Leek High School is on a credible improvement path, with calmer culture, clearer routines, and stronger foundations for attendance, behaviour, reading, and SEND support than in the recent past. Academic outcomes remain the key area to strengthen, and the most relevant question for families is how consistently high-quality teaching is now being delivered across subjects. Best suited to students who will respond well to clear boundaries and a rebuilding school culture, and to families who value a smaller setting with a strong pastoral and re-engagement focus at upper school transfer age.
Leek High School is improving, with Good judgements for behaviour, personal development, leadership and management, and sixth form provision in the June 2024 inspection. The overall judgement remains Requires Improvement, largely because teaching consistency and assessment practice are not yet secure across all subjects.
The most recent inspection outcome (5 and 6 June 2024) is Requires Improvement overall. Behaviour and attitudes, personal development, leadership and management, and sixth form provision are graded Good, and safeguarding arrangements are effective.

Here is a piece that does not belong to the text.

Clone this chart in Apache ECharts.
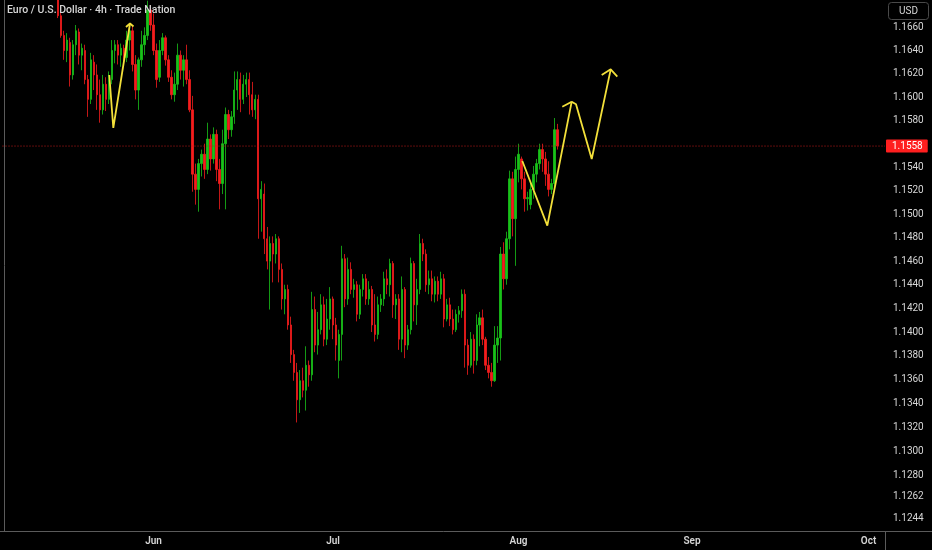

The school describes Year 9 as the main entry point. Parents and carers are contacted early in the autumn term by the Local Authority, with forms typically due towards the end of October and offers communicated at the beginning of March. Exact timelines can vary, so families should check the current Local Authority admissions timetable each year.
The Local Authority’s published arrangements state a minimum entry threshold of passes at grade 3 or higher in four separate GCSE or equivalent courses, including English and Mathematics. Sixth form applications are made directly, and oversubscription is handled using the published criteria if needed.
The school published a revised model from September 2024 with students arriving for 08:45 and the teaching day running to 15:20. Families should confirm the current timetable, especially if using school transport, as timings can be adjusted over time.